TASK DIRECTIONS - Output, word for word, every line from the start of the listing down to and including the line that contains "x=alt.value(-27), x2=alt.value(W +"; include nothing else.
----
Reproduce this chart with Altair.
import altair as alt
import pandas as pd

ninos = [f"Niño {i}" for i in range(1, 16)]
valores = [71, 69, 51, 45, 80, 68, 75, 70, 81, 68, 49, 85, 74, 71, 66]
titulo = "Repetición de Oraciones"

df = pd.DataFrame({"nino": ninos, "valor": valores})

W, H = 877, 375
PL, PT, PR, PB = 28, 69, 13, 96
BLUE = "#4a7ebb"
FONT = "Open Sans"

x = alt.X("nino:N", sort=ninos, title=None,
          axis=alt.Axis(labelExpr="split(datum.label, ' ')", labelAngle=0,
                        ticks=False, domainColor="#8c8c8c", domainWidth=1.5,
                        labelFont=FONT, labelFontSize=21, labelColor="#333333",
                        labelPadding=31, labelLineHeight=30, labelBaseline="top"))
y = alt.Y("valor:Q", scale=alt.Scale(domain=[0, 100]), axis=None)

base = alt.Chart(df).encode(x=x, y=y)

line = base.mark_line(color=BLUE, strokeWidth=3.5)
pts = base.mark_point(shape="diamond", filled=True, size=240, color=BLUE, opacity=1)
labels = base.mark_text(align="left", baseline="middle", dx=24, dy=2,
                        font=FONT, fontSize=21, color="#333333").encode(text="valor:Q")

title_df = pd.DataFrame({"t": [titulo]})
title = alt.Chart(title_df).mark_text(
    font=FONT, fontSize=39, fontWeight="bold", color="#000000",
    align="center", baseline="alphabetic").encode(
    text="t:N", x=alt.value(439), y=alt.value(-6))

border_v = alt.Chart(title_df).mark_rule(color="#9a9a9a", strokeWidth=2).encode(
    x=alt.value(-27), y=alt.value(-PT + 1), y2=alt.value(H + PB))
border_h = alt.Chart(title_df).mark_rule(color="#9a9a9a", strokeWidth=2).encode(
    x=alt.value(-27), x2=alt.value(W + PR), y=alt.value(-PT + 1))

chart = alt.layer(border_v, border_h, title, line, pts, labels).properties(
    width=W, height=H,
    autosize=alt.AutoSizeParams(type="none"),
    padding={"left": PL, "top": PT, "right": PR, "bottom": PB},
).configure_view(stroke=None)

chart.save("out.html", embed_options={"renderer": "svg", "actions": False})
----
ANSWER TO THIS PROBLEM -
Reproduce this chart with Altair.
import altair as alt
import pandas as pd

ninos = [f"Niño {i}" for i in range(1, 16)]
valores = [71, 69, 51, 45, 80, 68, 75, 70, 81, 68, 49, 85, 74, 71, 66]
titulo = "Repetición de Oraciones"

df = pd.DataFrame({"nino": ninos, "valor": valores})

W, H = 877, 375
PL, PT, PR, PB = 28, 69, 13, 96
BLUE = "#4a7ebb"
FONT = "Open Sans"

x = alt.X("nino:N", sort=ninos, title=None,
          axis=alt.Axis(labelExpr="split(datum.label, ' ')", labelAngle=0,
                        ticks=False, domainColor="#8c8c8c", domainWidth=1.5,
                        labelFont=FONT, labelFontSize=21, labelColor="#333333",
                        labelPadding=31, labelLineHeight=30, labelBaseline="top"))
y = alt.Y("valor:Q", scale=alt.Scale(domain=[0, 100]), axis=None)

base = alt.Chart(df).encode(x=x, y=y)

line = base.mark_line(color=BLUE, strokeWidth=3.5)
pts = base.mark_point(shape="diamond", filled=True, size=240, color=BLUE, opacity=1)
labels = base.mark_text(align="left", baseline="middle", dx=24, dy=2,
                        font=FONT, fontSize=21, color="#333333").encode(text="valor:Q")

title_df = pd.DataFrame({"t": [titulo]})
title = alt.Chart(title_df).mark_text(
    font=FONT, fontSize=39, fontWeight="bold", color="#000000",
    align="center", baseline="alphabetic").encode(
    text="t:N", x=alt.value(439), y=alt.value(-6))

border_v = alt.Chart(title_df).mark_rule(color="#9a9a9a", strokeWidth=2).encode(
    x=alt.value(-27), y=alt.value(-PT + 1), y2=alt.value(H + PB))
border_h = alt.Chart(title_df).mark_rule(color="#9a9a9a", strokeWidth=2).encode(
    x=alt.value(-27), x2=alt.value(W + PR), y=alt.value(-PT + 1))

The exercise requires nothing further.